Goal of the exercise: Leave out any picture and return the remaining listing below exactly as given.
┄┄┄┄┄┄┄┄┄┄
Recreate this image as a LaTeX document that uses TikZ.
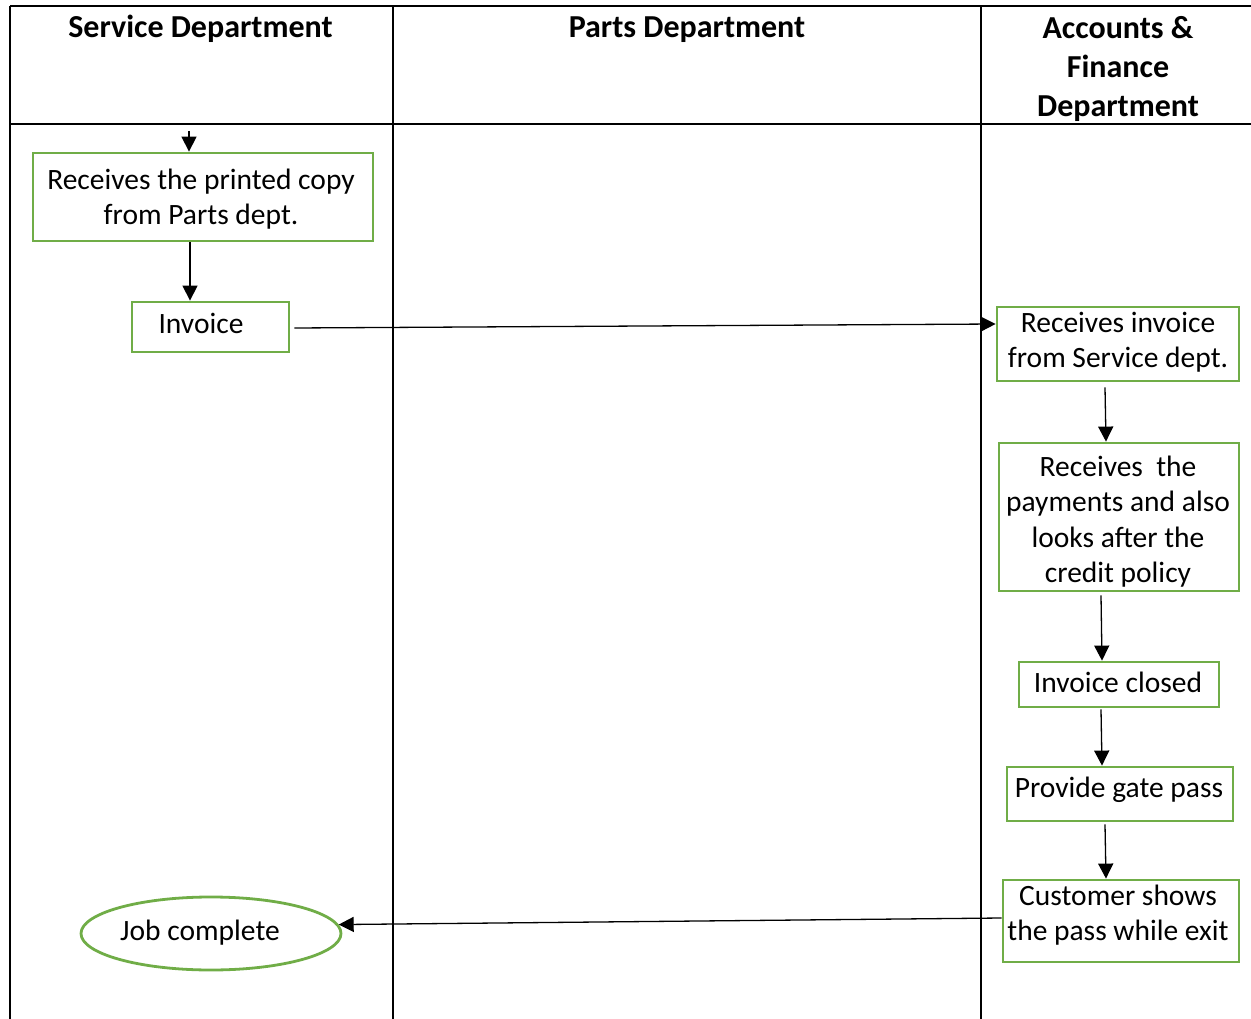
\documentclass[tikz,border=0pt]{standalone}
\usepackage{fontspec}
\setmainfont{Carlito}
\usetikzlibrary{arrows.meta,shapes.geometric}
\definecolor{boxgreen}{HTML}{70AD47}
\tikzset{
  tline/.style={line width=2pt,black},
  box/.style={draw=boxgreen,line width=2.8pt,inner sep=0pt,rectangle},
  oval/.style={draw=boxgreen,line width=2.8pt,inner sep=0pt,ellipse},
  txt/.style={inner sep=0pt,align=center,font=\fontsize{29.5}{35.5}\selectfont},
  head/.style={inner sep=0pt,align=center,font=\fontsize{32}{39}\selectfont\bfseries},
  arr/.style={line width=1.3pt,-{Triangle[length=15pt,width=15pt]}}
}
\begin{document}
\begin{tikzpicture}[x=1pt,y=-1pt]
\useasboundingbox (0,0) rectangle (1251,1019);
% table
\draw[tline] (10,6) -- (1251,6);
\draw[tline] (10,124) -- (1251,124);
\draw[tline] (10,6) -- (10,1019);
\draw[tline] (393,6) -- (393,1019);
\draw[tline] (981,6) -- (981,1019);
% headers
\node[head,anchor=base] (hs) at (200.5,38) {Service Department};
\node[head,anchor=base] (hp) at (687,38) {Parts Department};
\node[head] (ha) at (1118,68.5) {Accounts \&\\Finance\\Department};
% boxes
\node[box,minimum width=340pt,minimum height=88pt] (b1) at (203,197) {};
\node[txt] (b1t) at (201,199) {Receives the printed copy\\from Parts dept.};
\node[box,minimum width=157pt,minimum height=50pt] (inv) at (210.5,327) {};
\node[txt] (invt) at (201,323.5) {Invoice};
\node[box,minimum width=242pt,minimum height=74pt] (r1) at (1118,344) {};
\node[txt] (r1t) at (1118,342) {Receives invoice\\from Service dept.};
\node[box,minimum width=240pt,minimum height=148pt] (r2) at (1119,517) {};
\node[txt] (r2t) at (1118,521.5) {Receives~ the\\payments and also\\looks after the\\credit policy};
\node[box,minimum width=200pt,minimum height=45pt] (r3) at (1119,684.5) {};
\node[txt] (r3t) at (1118,682.5) {Invoice closed};
\node[box,minimum width=226pt,minimum height=54pt] (r4) at (1120,794) {};
\node[txt] (r4t) at (1119,790) {Provide gate pass};
\node[box,minimum width=236pt,minimum height=82pt] (r5) at (1121,921) {};
\node[txt] (r5t) at (1118,915) {Customer shows\\the pass while exit};
\node[oval,minimum width=260pt,minimum height=73pt] (job) at (211,933.5) {};
\node[txt] (jobt) at (200,932.5) {Job complete};
% connectors
\coordinate (top) at (189,131);
\draw[arr] (top) -- (top |- b1.north);
\draw[arr] ([xshift=-13pt]b1.south) -- ([xshift=-20.5pt]inv.north);
\draw[arr] ([xshift=4pt,yshift=-1pt]inv.east) -- ([yshift=20pt]r1.west);
\draw[arr] ([xshift=-13pt,yshift=-5pt]r1.south) -- ([xshift=-13pt]r2.north);
\draw[arr] ([xshift=-18pt,yshift=-3pt]r2.south) -- ([xshift=-17pt]r3.north);
\draw[arr] ([xshift=-18pt,yshift=-1pt]r3.south) -- ([xshift=-18pt]r4.north);
\draw[arr] ([xshift=-15pt,yshift=-2pt]r4.south) -- ([xshift=-15pt]r5.north);
\draw[arr] ([yshift=3pt]r5.west) -- (job.4);
\end{tikzpicture}
\end{document}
┄┄┄┄┄┄┄┄┄┄
Reply to the exercise:
Recreate this image as a LaTeX document that uses TikZ.
\documentclass[tikz,border=0pt]{standalone}
\usepackage{fontspec}
\setmainfont{Carlito}
\usetikzlibrary{arrows.meta,shapes.geometric}
\definecolor{boxgreen}{HTML}{70AD47}
\tikzset{
  tline/.style={line width=2pt,black},
  box/.style={draw=boxgreen,line width=2.8pt,inner sep=0pt,rectangle},
  oval/.style={draw=boxgreen,line width=2.8pt,inner sep=0pt,ellipse},
  txt/.style={inner sep=0pt,align=center,font=\fontsize{29.5}{35.5}\selectfont},
  head/.style={inner sep=0pt,align=center,font=\fontsize{32}{39}\selectfont\bfseries},
  arr/.style={line width=1.3pt,-{Triangle[length=15pt,width=15pt]}}
}
\begin{document}
\begin{tikzpicture}[x=1pt,y=-1pt]
\useasboundingbox (0,0) rectangle (1251,1019);
% table
\draw[tline] (10,6) -- (1251,6);
\draw[tline] (10,124) -- (1251,124);
\draw[tline] (10,6) -- (10,1019);
\draw[tline] (393,6) -- (393,1019);
\draw[tline] (981,6) -- (981,1019);
% headers
\node[head,anchor=base] (hs) at (200.5,38) {Service Department};
\node[head,anchor=base] (hp) at (687,38) {Parts Department};
\node[head] (ha) at (1118,68.5) {Accounts \&\\Finance\\Department};
% boxes
\node[box,minimum width=340pt,minimum height=88pt] (b1) at (203,197) {};
\node[txt] (b1t) at (201,199) {Receives the printed copy\\from Parts dept.};
\node[box,minimum width=157pt,minimum height=50pt] (inv) at (210.5,327) {};
\node[txt] (invt) at (201,323.5) {Invoice};
\node[box,minimum width=242pt,minimum height=74pt] (r1) at (1118,344) {};
\node[txt] (r1t) at (1118,342) {Receives invoice\\from Service dept.};
\node[box,minimum width=240pt,minimum height=148pt] (r2) at (1119,517) {};
\node[txt] (r2t) at (1118,521.5) {Receives~ the\\payments and also\\looks after the\\credit policy};
\node[box,minimum width=200pt,minimum height=45pt] (r3) at (1119,684.5) {};
\node[txt] (r3t) at (1118,682.5) {Invoice closed};
\node[box,minimum width=226pt,minimum height=54pt] (r4) at (1120,794) {};
\node[txt] (r4t) at (1119,790) {Provide gate pass};
\node[box,minimum width=236pt,minimum height=82pt] (r5) at (1121,921) {};
\node[txt] (r5t) at (1118,915) {Customer shows\\the pass while exit};
\node[oval,minimum width=260pt,minimum height=73pt] (job) at (211,933.5) {};
\node[txt] (jobt) at (200,932.5) {Job complete};
% connectors
\coordinate (top) at (189,131);
\draw[arr] (top) -- (top |- b1.north);
\draw[arr] ([xshift=-13pt]b1.south) -- ([xshift=-20.5pt]inv.north);
\draw[arr] ([xshift=4pt,yshift=-1pt]inv.east) -- ([yshift=20pt]r1.west);
\draw[arr] ([xshift=-13pt,yshift=-5pt]r1.south) -- ([xshift=-13pt]r2.north);
\draw[arr] ([xshift=-18pt,yshift=-3pt]r2.south) -- ([xshift=-17pt]r3.north);
\draw[arr] ([xshift=-18pt,yshift=-1pt]r3.south) -- ([xshift=-18pt]r4.north);
\draw[arr] ([xshift=-15pt,yshift=-2pt]r4.south) -- ([xshift=-15pt]r5.north);
\draw[arr] ([yshift=3pt]r5.west) -- (job.4);
\end{tikzpicture}
\end{document}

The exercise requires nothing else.